Exercise directions ->
Retype nothing but the lines from the start of the material up to and including the line with "const ref = useRef<HTMLCanvasElement". Pictures don't belong in the copy.
— START —
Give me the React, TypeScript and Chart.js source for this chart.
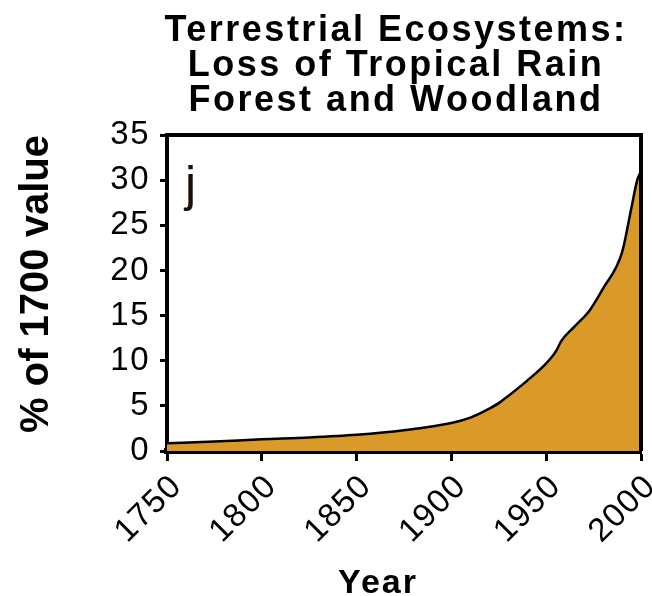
import React, { useEffect, useRef } from "react";
import { Chart, registerables } from "chart.js";

Chart.register(...registerables);

const titleLines = ["Terrestrial Ecosystems:", "Loss of Tropical Rain", "Forest and Woodland"];
const yAxisTitle = "% of 1700 value";
const xAxisTitle = "Year";
const panelLabel = "j";

const years = [1750, 1775, 1800, 1825, 1850, 1875, 1900, 1910, 1920, 1925, 1930, 1940, 1950, 1955, 1958, 1965, 1973, 1980, 1990, 1995, 1998, 2000];
const lossValues = [0.85, 1.05, 1.3, 1.5, 1.8, 2.3, 3.1, 3.7, 4.7, 5.3, 6.1, 7.8, 9.7, 11.0, 12.2, 13.8, 15.6, 18.0, 22.0, 27.0, 30.0, 31.0];

const xMin = 1750;
const xMax = 2000;
const xStep = 50;
const yMin = 0;
const yMax = 35;
const yStep = 5;

const FONT = "'Liberation Sans', Arial, Helvetica, sans-serif";

const textPlugin = {
  id: "customText",
  beforeDraw(chart: any) {
    const ctx = chart.ctx;
    ctx.letterSpacing = "1.5px";
  },
  afterDraw(chart: any) {
    const ctx = chart.ctx;
    const area = chart.chartArea;
    ctx.save();
    // frame top & right
    ctx.strokeStyle = "#000";
    ctx.lineWidth = 4;
    ctx.beginPath();
    ctx.moveTo(area.left - 2, area.top);
    ctx.lineTo(area.right, area.top);
    ctx.lineTo(area.right, area.bottom);
    ctx.stroke();

    ctx.fillStyle = "#000";
    // main title
    ctx.letterSpacing = "2.5px";
    ctx.font = `bold 36px ${FONT}`;
    ctx.textAlign = "center";
    ctx.textBaseline = "alphabetic";
    const baselines = [41, 76, 111];
    titleLines.forEach((t, i) => ctx.fillText(t, 396, baselines[i]));

    // x title
    ctx.letterSpacing = "2px";
    ctx.font = `bold 34px ${FONT}`;
    ctx.fillText(xAxisTitle, 378, 593);

    // y title
    ctx.save();
    ctx.letterSpacing = "0px";
    ctx.translate(48, 284);
    ctx.rotate(-Math.PI / 2);
    ctx.font = `bold 40px ${FONT}`;
    ctx.fillText(yAxisTitle, 0, 0);
    ctx.restore();

    // panel label
    ctx.letterSpacing = "0px";
    ctx.textAlign = "left";
    ctx.font = `50px ${FONT}`;
    ctx.fillStyle = "#1a1208";
    ctx.fillText(panelLabel, 185, 201);
    ctx.restore();
  },
};

export default function App() {
  const ref = useRef<HTMLCanvasElement | null>(null);

  useEffect(() => {
    document.body.style.margin = "0";
    if (!ref.current) return;
    const data = years.map((y, i) => ({ x: y, y: lossValues[i] }));
    const chart = new Chart(ref.current, {
      type: "line",
      data: {
        datasets: [
          {
            data,
            borderColor: "#000",
            borderWidth: 2.5,
            backgroundColor: "#D99A2A",
            fill: "origin",
            pointRadius: 0,
            cubicInterpolationMode: "monotone",
          },
        ],
      },
      options: {
        responsive: false,
        animation: false,
        layout: { padding: { top: 135, left: 0, right: 11, bottom: 0 } },
        plugins: {
          legend: { display: false },
          tooltip: { enabled: false },
          title: { display: false },
        },
        scales: {
          x: {
            type: "linear",
            min: xMin,
            max: xMax,
            afterFit: (s: any) => {
              s.height = 596 - 451;
              s.paddingLeft = 0;
              s.paddingRight = 0;
            },
            ticks: {
              stepSize: xStep,
              minRotation: 45,
              maxRotation: 45,
              color: "#000",
              font: { size: 33, family: FONT },
              padding: 6,
              labelOffset: 10,
              callback: (v: any) => String(v),
            },
            grid: {
              drawOnChartArea: false,
              drawTicks: true,
              tickLength: 10,
              tickWidth: 3,
              tickColor: "#000",
            },
            border: { display: true, color: "#000", width: 6 },
          },
          y: {
            min: yMin,
            max: yMax,
            afterFit: (s: any) => {
              s.width = 167;
              s.paddingTop = 0;
              s.paddingBottom = 0;
            },
            ticks: {
              stepSize: yStep,
              color: "#000",
              font: { size: 33, family: FONT },
              padding: 10,
            },
            grid: {
              drawOnChartArea: false,
              drawTicks: true,
              tickLength: 7,
              tickWidth: 3,
              tickColor: "#000",
            },
            border: { display: true, color: "#000", width: 4 },
          },
        },
      },
      plugins: [textPlugin],
    });
    return () => chart.destroy();
  }, []);

  return <canvas ref={ref} width={652} height={596} style={{ display: "block" }} />;
}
— END —
Right answer ->
Give me the React, TypeScript and Chart.js source for this chart.
import React, { useEffect, useRef } from "react";
import { Chart, registerables } from "chart.js";

Chart.register(...registerables);

const titleLines = ["Terrestrial Ecosystems:", "Loss of Tropical Rain", "Forest and Woodland"];
const yAxisTitle = "% of 1700 value";
const xAxisTitle = "Year";
const panelLabel = "j";

const years = [1750, 1775, 1800, 1825, 1850, 1875, 1900, 1910, 1920, 1925, 1930, 1940, 1950, 1955, 1958, 1965, 1973, 1980, 1990, 1995, 1998, 2000];
const lossValues = [0.85, 1.05, 1.3, 1.5, 1.8, 2.3, 3.1, 3.7, 4.7, 5.3, 6.1, 7.8, 9.7, 11.0, 12.2, 13.8, 15.6, 18.0, 22.0, 27.0, 30.0, 31.0];

const xMin = 1750;
const xMax = 2000;
const xStep = 50;
const yMin = 0;
const yMax = 35;
const yStep = 5;

const FONT = "'Liberation Sans', Arial, Helvetica, sans-serif";

const textPlugin = {
  id: "customText",
  beforeDraw(chart: any) {
    const ctx = chart.ctx;
    ctx.letterSpacing = "1.5px";
  },
  afterDraw(chart: any) {
    const ctx = chart.ctx;
    const area = chart.chartArea;
    ctx.save();
    // frame top & right
    ctx.strokeStyle = "#000";
    ctx.lineWidth = 4;
    ctx.beginPath();
    ctx.moveTo(area.left - 2, area.top);
    ctx.lineTo(area.right, area.top);
    ctx.lineTo(area.right, area.bottom);
    ctx.stroke();

    ctx.fillStyle = "#000";
    // main title
    ctx.letterSpacing = "2.5px";
    ctx.font = `bold 36px ${FONT}`;
    ctx.textAlign = "center";
    ctx.textBaseline = "alphabetic";
    const baselines = [41, 76, 111];
    titleLines.forEach((t, i) => ctx.fillText(t, 396, baselines[i]));

    // x title
    ctx.letterSpacing = "2px";
    ctx.font = `bold 34px ${FONT}`;
    ctx.fillText(xAxisTitle, 378, 593);

    // y title
    ctx.save();
    ctx.letterSpacing = "0px";
    ctx.translate(48, 284);
    ctx.rotate(-Math.PI / 2);
    ctx.font = `bold 40px ${FONT}`;
    ctx.fillText(yAxisTitle, 0, 0);
    ctx.restore();

    // panel label
    ctx.letterSpacing = "0px";
    ctx.textAlign = "left";
    ctx.font = `50px ${FONT}`;
    ctx.fillStyle = "#1a1208";
    ctx.fillText(panelLabel, 185, 201);
    ctx.restore();
  },
};

export default function App() {
  const ref = useRef<HTMLCanvasElement | null>(null);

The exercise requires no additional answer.